Es geht wirklich um die Wurst

Vor einigen Wochen nannte Böhmermann im Podcast "Fest und Flauschig" den Artikel einen vor "Schwachsinn" strotzenden "Scheißtext". Und weiter: "Die Korridore des Sagbaren, Erkundbaren und Darstellbaren möglichst weiten, anstatt sie zu verengen. Ich nehme das als Auftrag hiermit offiziell an. OK, dann gibt es jetzt keine Zurückhaltung mehr und nicht nur im Privaten, sondern jetzt wird der staatliche Kulturbetrieb geändert mit dieser Ansage." 

An den US-Museen unter Donald Trump sieht man gerade, wie schnell sich Korridore in Kunstinstituten tatsächlich verengen können. Deutsche Kulturinstitutionen sollten deshalb nicht zu lange warten, auch Dinge zu wagen und sich verstärkt in die gesellschaftliche Debatte einzubringen. 

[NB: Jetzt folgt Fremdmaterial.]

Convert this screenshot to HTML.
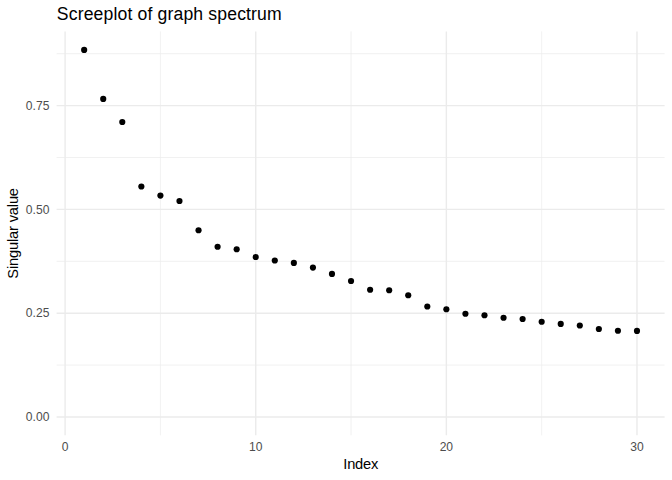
<!DOCTYPE html>
<html><head><meta charset="utf-8"><title>Screeplot</title>
<style>html,body{margin:0;padding:0;background:#fff;}svg{display:block;}text{font-family:"Liberation Sans",sans-serif;}</style></head>
<body>
<svg width="672" height="480" viewBox="0 0 672 480">
<rect width="672" height="480" fill="#ffffff"/>
<g stroke="#EBEBEB" fill="none" stroke-linecap="butt">
<line x1="56.6" x2="664.6" y1="365.10" y2="365.10" stroke-width="0.71"/>
<line x1="56.6" x2="664.6" y1="261.30" y2="261.30" stroke-width="0.71"/>
<line x1="56.6" x2="664.6" y1="157.50" y2="157.50" stroke-width="0.71"/>
<line x1="56.6" x2="664.6" y1="53.70" y2="53.70" stroke-width="0.71"/>
<line y1="31.4" y2="435.3" x1="160.41" x2="160.41" stroke-width="0.71"/>
<line y1="31.4" y2="435.3" x1="351.04" x2="351.04" stroke-width="0.71"/>
<line y1="31.4" y2="435.3" x1="541.67" x2="541.67" stroke-width="0.71"/>
<line x1="56.6" x2="664.6" y1="417.00" y2="417.00" stroke-width="1.42"/>
<line x1="56.6" x2="664.6" y1="313.20" y2="313.20" stroke-width="1.42"/>
<line x1="56.6" x2="664.6" y1="209.40" y2="209.40" stroke-width="1.42"/>
<line x1="56.6" x2="664.6" y1="105.60" y2="105.60" stroke-width="1.42"/>
<line y1="31.4" y2="435.3" x1="65.10" x2="65.10" stroke-width="1.42"/>
<line y1="31.4" y2="435.3" x1="255.73" x2="255.73" stroke-width="1.42"/>
<line y1="31.4" y2="435.3" x1="446.36" x2="446.36" stroke-width="1.42"/>
<line y1="31.4" y2="435.3" x1="636.99" x2="636.99" stroke-width="1.42"/>
</g>
<g fill="#000000">
<circle cx="84.16" cy="49.90" r="3.08"/>
<circle cx="103.23" cy="98.90" r="3.08"/>
<circle cx="122.29" cy="122.00" r="3.08"/>
<circle cx="141.35" cy="186.50" r="3.08"/>
<circle cx="160.41" cy="195.60" r="3.08"/>
<circle cx="179.48" cy="201.00" r="3.08"/>
<circle cx="198.54" cy="230.25" r="3.08"/>
<circle cx="217.60" cy="246.75" r="3.08"/>
<circle cx="236.67" cy="249.25" r="3.08"/>
<circle cx="255.73" cy="257.00" r="3.08"/>
<circle cx="274.79" cy="260.50" r="3.08"/>
<circle cx="293.86" cy="262.90" r="3.08"/>
<circle cx="312.92" cy="267.60" r="3.08"/>
<circle cx="331.98" cy="273.90" r="3.08"/>
<circle cx="351.04" cy="281.00" r="3.08"/>
<circle cx="370.11" cy="289.75" r="3.08"/>
<circle cx="389.17" cy="290.25" r="3.08"/>
<circle cx="408.23" cy="295.25" r="3.08"/>
<circle cx="427.30" cy="306.50" r="3.08"/>
<circle cx="446.36" cy="309.25" r="3.08"/>
<circle cx="465.42" cy="313.75" r="3.08"/>
<circle cx="484.49" cy="315.25" r="3.08"/>
<circle cx="503.55" cy="317.75" r="3.08"/>
<circle cx="522.61" cy="319.00" r="3.08"/>
<circle cx="541.67" cy="321.75" r="3.08"/>
<circle cx="560.74" cy="323.90" r="3.08"/>
<circle cx="579.80" cy="325.50" r="3.08"/>
<circle cx="598.86" cy="329.00" r="3.08"/>
<circle cx="617.93" cy="330.75" r="3.08"/>
<circle cx="636.99" cy="330.90" r="3.08"/>
</g>
<g fill="#4D4D4D" font-size="12.3px">
<text transform="translate(49.4,421.20) scale(0.985,1)" text-anchor="end">0.00</text>
<text transform="translate(49.4,317.40) scale(0.985,1)" text-anchor="end">0.25</text>
<text transform="translate(49.4,213.60) scale(0.985,1)" text-anchor="end">0.50</text>
<text transform="translate(49.4,109.80) scale(0.985,1)" text-anchor="end">0.75</text>
<text transform="translate(65.10,450.6) scale(0.985,1)" text-anchor="middle">0</text>
<text transform="translate(255.73,450.6) scale(0.985,1)" text-anchor="middle">10</text>
<text transform="translate(446.36,450.6) scale(0.985,1)" text-anchor="middle">20</text>
<text transform="translate(636.99,450.6) scale(0.985,1)" text-anchor="middle">30</text>
</g>
<text x="56.8" y="19.5" font-size="17.6px" fill="#000" letter-spacing="0.15">Screeplot of graph spectrum</text>
<text x="360.7" y="468.5" font-size="14.67px" fill="#000" text-anchor="middle" letter-spacing="-0.2">Index</text>
<text transform="translate(17.9,233.4) rotate(-90)" font-size="14.67px" fill="#000" text-anchor="middle" letter-spacing="-0.17">Singular value</text>
</svg>
</body></html>
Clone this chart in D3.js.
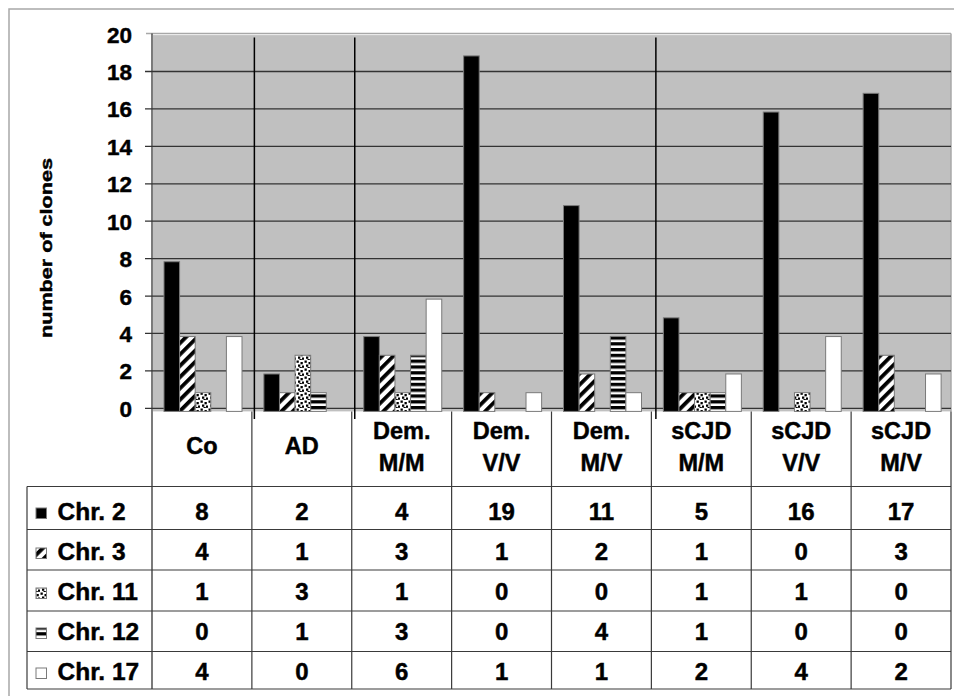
<!DOCTYPE html>
<html>
<head>
<meta charset="utf-8">
<script src="https://cdn.jsdelivr.net/npm/d3@7"></script>
<style>
  html, body { margin: 0; padding: 0; background: #fff; }
  svg { display: block; font-family: "Liberation Sans", Arial, sans-serif; font-weight: bold; }
  svg text { stroke: #000; stroke-width: 0.45px; paint-order: stroke; }
</style>
</head>
<body>
<svg id="chart" width="954" height="696"></svg>
<script>
// Clone counts per chromosome for each patient group
const categories = ["Co", "AD", "Dem. M/M", "Dem. V/V", "Dem. M/V", "sCJD M/M", "sCJD V/V", "sCJD M/V"];
const seriesNames = ["Chr. 2", "Chr. 3", "Chr. 11", "Chr. 12", "Chr. 17"];
const chr2  = [8, 2, 4, 19, 11, 5, 16, 17];
const chr3  = [4, 1, 3, 1, 2, 1, 0, 3];
const chr11 = [1, 3, 1, 0, 0, 1, 1, 0];
const chr12 = [0, 1, 3, 0, 4, 1, 0, 0];
const chr17 = [4, 0, 6, 1, 1, 2, 4, 2];
const yTicks = [0, 2, 4, 6, 8, 10, 12, 14, 16, 18, 20];
const groupEnds = ["Co", "AD", "Dem. M/V"]; // categories followed by a group separator

const seriesValues = [chr2, chr3, chr11, chr12, chr17];
const fills = ["#000", "url(#pDiag)", "url(#pDots)", "url(#pHoriz)", "#fff"];

const svg = d3.select("#chart");

// ---- patterns ----
const defs = svg.append("defs");
const diag = defs.append("pattern").attr("id", "pDiag").attr("patternUnits", "userSpaceOnUse")
  .attr("width", 8).attr("height", 8).attr("patternTransform", "rotate(45)");
diag.append("rect").attr("width", 8).attr("height", 8).attr("fill", "#fff");
diag.append("rect").attr("width", 3.8).attr("height", 8).attr("fill", "#000");

const dots = defs.append("pattern").attr("id", "pDots").attr("patternUnits", "userSpaceOnUse")
  .attr("width", 8).attr("height", 8);
dots.append("rect").attr("width", 8).attr("height", 8).attr("fill", "#fff");
[[0.5, 0.5], [4.5, 2], [2, 4.5], [6, 5.5], [3.5, 7]].forEach(([px, py]) => {
  dots.append("rect").attr("x", px).attr("y", py).attr("width", 2.3).attr("height", 2.3).attr("fill", "#000");
});

const horiz = defs.append("pattern").attr("id", "pHoriz").attr("patternUnits", "userSpaceOnUse")
  .attr("width", 8).attr("height", 5.8);
horiz.append("rect").attr("width", 8).attr("height", 5.8).attr("fill", "#fff");
horiz.append("rect").attr("width", 8).attr("height", 3.3).attr("fill", "#000");

// ---- outer frame ----
svg.append("rect").attr("x", 9).attr("y", 9).attr("width", 1000).attr("height", 1000)
  .attr("fill", "none").attr("stroke", "#a8a8a8").attr("stroke-width", 1.5);

// ---- scales ----
const plotLeft = 152, plotRight = 951, yTop = 33.6, yZero = 407.8;
const x0 = d3.scaleBand().domain(categories).range([plotLeft, plotRight]);
const x1 = d3.scaleBand().domain(seriesNames).range([12, 12 + 78]);
const y = d3.scaleLinear().domain([0, 20]).range([yZero, yTop]);
const sepX = d3.scaleLinear().domain([0, 8]).range([154, 957]);
const barShift = 3.6;

// ---- plot area ----
svg.append("rect").attr("x", plotLeft + 1).attr("y", yTop + 1.5)
  .attr("width", plotRight - plotLeft - 1).attr("height", yZero + barShift - yTop - 1.5)
  .attr("fill", "#c0c0c0");
svg.append("line").attr("x1", 146).attr("x2", plotRight).attr("y1", yTop).attr("y2", yTop)
  .attr("stroke", "#a8a8a8").attr("stroke-width", 1.5);
svg.append("line").attr("x1", plotRight).attr("x2", plotRight).attr("y1", yTop).attr("y2", yZero + barShift)
  .attr("stroke", "#a8a8a8").attr("stroke-width", 1.5);

// gridlines + y axis
const yAxis = d3.axisLeft(y).tickValues(yTicks.filter(t => t !== 20)).tickSize(plotRight - 145).tickFormat("");
const gGrid = svg.append("g").attr("transform", `translate(${plotRight},0)`).call(yAxis);
gGrid.select(".domain").remove();
gGrid.selectAll("line").attr("stroke", "#333").attr("stroke-width", 1.3);

const gLabels = svg.append("g").attr("transform", "translate(132,0)")
  .call(d3.axisLeft(y).tickValues(yTicks).tickSize(0).tickPadding(0));
gLabels.select(".domain").remove();
gLabels.selectAll("text").attr("font-size", 22.5).attr("font-weight", "bold")
  .attr("font-family", "'Liberation Sans', Arial, sans-serif").attr("fill", "#000")
  .attr("dy", null).attr("dominant-baseline", "auto")
  .attr("transform", "translate(0,8.5)");

// y axis line (continues down as table border)
svg.append("line").attr("x1", plotLeft).attr("x2", plotLeft).attr("y1", yTop).attr("y2", 689)
  .attr("stroke", "#333").attr("stroke-width", 1.3);

// group separators
groupEnds.forEach(c => {
  const k = categories.indexOf(c) + 1;
  svg.append("line").attr("x1", sepX(k)).attr("x2", sepX(k)).attr("y1", 37.5).attr("y2", 419)
    .attr("stroke", "#000").attr("stroke-width", 1.5);
});

// ---- bars ----
const barData = [];
categories.forEach((c, ci) => {
  seriesNames.forEach((s, si) => {
    barData.push({ cat: c, series: s, value: seriesValues[si][ci], fill: fills[si] });
  });
});
svg.append("g").selectAll("rect").data(barData.filter(d => d.value > 0)).join("rect")
  .attr("x", d => x0(d.cat) + x1(d.series))
  .attr("y", d => y(d.value) + barShift)
  .attr("width", x1.bandwidth())
  .attr("height", d => y(0) - y(d.value))
  .attr("fill", d => d.fill)
  .attr("stroke", "#7a7a7a").attr("stroke-width", 1);

// ---- y axis title ----
svg.append("text").attr("transform", "translate(52,248) rotate(-90)")
  .attr("text-anchor", "middle").attr("font-size", 16.5)
  .attr("textLength", 180).attr("lengthAdjust", "spacingAndGlyphs")
  .text("number of clones");

// ---- data table ----
const rowLines = [486.5, 529.5, 570, 611, 651.5, 689];
const tableStroke = "#3a3a3a";
const tg = svg.append("g");

// header column lines
categories.forEach(c => {
  tg.append("line").attr("x1", x0(c) + x0.bandwidth()).attr("x2", x0(c) + x0.bandwidth())
    .attr("y1", yZero + barShift).attr("y2", 689).attr("stroke", tableStroke).attr("stroke-width", 1.2);
});
// horizontal row lines
rowLines.forEach(ry => {
  tg.append("line").attr("x1", 27).attr("x2", plotRight).attr("y1", ry).attr("y2", ry)
    .attr("stroke", tableStroke).attr("stroke-width", 1.2);
});
tg.append("line").attr("x1", 27).attr("x2", 27).attr("y1", rowLines[0]).attr("y2", 689)
  .attr("stroke", tableStroke).attr("stroke-width", 1.2);

// category headers
categories.forEach(c => {
  const parts = c.split(" ");
  const cx = x0(c) + x0.bandwidth() / 2;
  const baselines = parts.length === 1 ? [454] : [439, 471];
  parts.forEach((p, i) => {
    tg.append("text").attr("x", cx).attr("y", baselines[i]).attr("text-anchor", "middle")
      .attr("font-size", 23.5).text(p);
  });
});

// rows: legend key, name and values
const rowBaselines = [520, 560, 600, 640, 680];
seriesNames.forEach((s, si) => {
  const by = rowBaselines[si];
  tg.append("rect").attr("x", 36).attr("y", by - 12).attr("width", 10.5).attr("height", 10.5)
    .attr("fill", fills[si]).attr("stroke", "#7a7a7a").attr("stroke-width", 1);
  tg.append("text").attr("x", 57.5).attr("y", by).attr("font-size", 24.5).text(s);
  categories.forEach((c, ci) => {
    tg.append("text").attr("x", x0(c) + x0.bandwidth() / 2).attr("y", by)
      .attr("text-anchor", "middle").attr("font-size", 24).text(seriesValues[si][ci]);
  });
});
</script>
</body>
</html>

Dass es dabei wirklich um die Wurst geht, dass auch das HKW etwas mit dieser gegenwartsgetränken, "vulgären", reichweitenstarken Politkunst riskiert, erkennt man auch in der Ankündigung zur Böhmermann-Ausstellung: "Das Haus der Kulturen der Welt wird gefördert durch den Beauftragten der Bundesregierung für Kultur und Medien", steht kleingedruckt unter der Pressemitteilung – die eben diesen Kulturstaatsminister beim Wort nimmt.